Regulation of VP30-Dependent Transcription by RNA Sequence and Structure in the Genomic Ebola Virus Promoter

ABSTRACT

Viral transcription and replication of Ebola virus (EBOV) are balanced by transcription factor VP30, an RNA-binding protein. An RNA hairpin at the transcription start site (TSS) of the first gene (NP hairpin) in the 3′-leader promoter is thought to mediate the VP30 dependency of transcription. Here, we investigated the constraints of VP30 dependency using a series of monocistronic minigenomes with sequence, structure, and length deviations from the native NP hairpin. Hairpin stabilizations decreased while destabilizations increased transcription in the absence of VP30, but in all cases, transcription activity was higher in the presence than the absence of VP30. This also pertains to a mutant that is unable to form any RNA secondary structure at the TSS, demonstrating that the activity of VP30 is not determined simply by the capacity to form a hairpin structure at the TSS. Introduction of continuous 3′-UN₅ hexamer phasing between promoter elements PE1 and PE2 by a single point mutation in the NP hairpin boosted VP30-independent transcription. Moreover, this point mutation, but also hairpin stabilizations, impaired the relative increase of replication in the absence of VP30. Our results suggest that the native NP hairpin is optimized for tight regulation by VP30 while avoiding an extent of hairpin stability that impairs viral transcription, as well as for enabling the switch from transcription to replication when VP30 is not part of the polymerase complex.

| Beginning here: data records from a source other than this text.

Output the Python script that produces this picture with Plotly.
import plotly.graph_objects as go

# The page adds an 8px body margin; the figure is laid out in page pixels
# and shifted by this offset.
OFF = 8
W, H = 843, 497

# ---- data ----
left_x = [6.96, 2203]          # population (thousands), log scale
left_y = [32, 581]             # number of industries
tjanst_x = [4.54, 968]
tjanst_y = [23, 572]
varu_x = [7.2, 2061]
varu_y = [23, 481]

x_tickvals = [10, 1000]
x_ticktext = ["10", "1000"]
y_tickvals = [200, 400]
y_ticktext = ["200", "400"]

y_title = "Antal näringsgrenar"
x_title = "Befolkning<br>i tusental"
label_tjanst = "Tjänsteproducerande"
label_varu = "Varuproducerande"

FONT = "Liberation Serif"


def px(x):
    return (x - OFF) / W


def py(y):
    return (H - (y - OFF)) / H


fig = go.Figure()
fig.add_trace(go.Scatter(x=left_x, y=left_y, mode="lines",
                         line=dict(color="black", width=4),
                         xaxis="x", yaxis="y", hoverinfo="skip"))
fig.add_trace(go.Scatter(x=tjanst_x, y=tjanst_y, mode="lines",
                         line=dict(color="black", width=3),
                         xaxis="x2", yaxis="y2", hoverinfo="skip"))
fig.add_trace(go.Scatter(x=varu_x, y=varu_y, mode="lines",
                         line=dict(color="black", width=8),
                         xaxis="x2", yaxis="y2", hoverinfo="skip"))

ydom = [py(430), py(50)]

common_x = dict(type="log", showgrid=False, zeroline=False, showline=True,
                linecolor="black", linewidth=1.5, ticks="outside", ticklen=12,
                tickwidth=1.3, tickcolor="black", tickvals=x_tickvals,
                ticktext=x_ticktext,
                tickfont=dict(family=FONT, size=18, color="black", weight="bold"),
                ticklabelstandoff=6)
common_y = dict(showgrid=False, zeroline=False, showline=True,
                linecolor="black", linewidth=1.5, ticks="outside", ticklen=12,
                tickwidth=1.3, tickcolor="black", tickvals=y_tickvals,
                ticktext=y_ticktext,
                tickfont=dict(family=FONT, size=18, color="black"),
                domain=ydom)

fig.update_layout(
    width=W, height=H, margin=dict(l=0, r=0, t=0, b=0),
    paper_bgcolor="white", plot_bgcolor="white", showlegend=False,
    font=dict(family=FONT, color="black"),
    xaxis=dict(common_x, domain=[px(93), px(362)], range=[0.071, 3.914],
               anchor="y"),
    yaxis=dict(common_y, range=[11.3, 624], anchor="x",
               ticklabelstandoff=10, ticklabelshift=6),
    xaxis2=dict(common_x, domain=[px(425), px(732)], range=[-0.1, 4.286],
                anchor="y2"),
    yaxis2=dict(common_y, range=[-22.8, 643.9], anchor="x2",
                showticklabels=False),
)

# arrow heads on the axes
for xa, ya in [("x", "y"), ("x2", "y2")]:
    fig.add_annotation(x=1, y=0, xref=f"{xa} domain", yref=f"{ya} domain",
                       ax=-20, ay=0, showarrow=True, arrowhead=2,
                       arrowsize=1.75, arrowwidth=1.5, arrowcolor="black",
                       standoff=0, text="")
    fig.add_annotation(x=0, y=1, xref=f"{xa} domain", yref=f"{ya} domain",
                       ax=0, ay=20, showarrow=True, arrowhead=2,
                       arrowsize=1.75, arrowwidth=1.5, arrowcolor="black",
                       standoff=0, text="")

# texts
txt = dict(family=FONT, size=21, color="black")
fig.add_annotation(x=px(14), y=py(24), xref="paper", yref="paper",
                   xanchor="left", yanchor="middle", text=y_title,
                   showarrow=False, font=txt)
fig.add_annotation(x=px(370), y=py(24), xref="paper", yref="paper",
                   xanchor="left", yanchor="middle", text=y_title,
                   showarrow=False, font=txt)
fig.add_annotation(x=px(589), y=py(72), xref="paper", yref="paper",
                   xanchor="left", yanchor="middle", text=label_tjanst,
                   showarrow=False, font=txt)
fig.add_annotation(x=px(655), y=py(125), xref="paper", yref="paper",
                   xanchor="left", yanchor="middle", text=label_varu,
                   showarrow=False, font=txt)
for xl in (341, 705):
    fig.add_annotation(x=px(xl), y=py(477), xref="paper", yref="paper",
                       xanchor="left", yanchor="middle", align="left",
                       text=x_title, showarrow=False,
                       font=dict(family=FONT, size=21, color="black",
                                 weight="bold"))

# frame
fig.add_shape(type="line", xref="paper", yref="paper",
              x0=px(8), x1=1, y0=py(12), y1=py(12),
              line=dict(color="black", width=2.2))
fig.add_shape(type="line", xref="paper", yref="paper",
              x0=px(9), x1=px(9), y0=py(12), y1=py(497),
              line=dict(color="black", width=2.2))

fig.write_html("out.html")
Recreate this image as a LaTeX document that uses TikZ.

IMPORTANCE A detailed understanding of how the Ebola virus (EBOV) protein VP30 regulates activity of the viral polymerase complex is lacking. Here, we studied how RNA sequence, length, and structure at the transcription start site (TSS) in the 3′-leader promoter influence the impact of VP30 on viral polymerase activity. We found that hairpin stabilizations tighten the VP30 dependency of transcription but reduce transcription efficiency and attenuate the switch to replication in the absence of VP30. Upon hairpin destabilization, VP30-independent transcription—already weakly detectable at the native promoter—increases but never reaches the same extent as in the presence of VP30. We conclude that the native hairpin structure involving the TSS (i) establishes an optimal balance between efficient transcription and tight regulation by VP30, (ii) is linked to hexamer phasing in the promoter, and (iii) favors the switch to replication when VP30 is absent.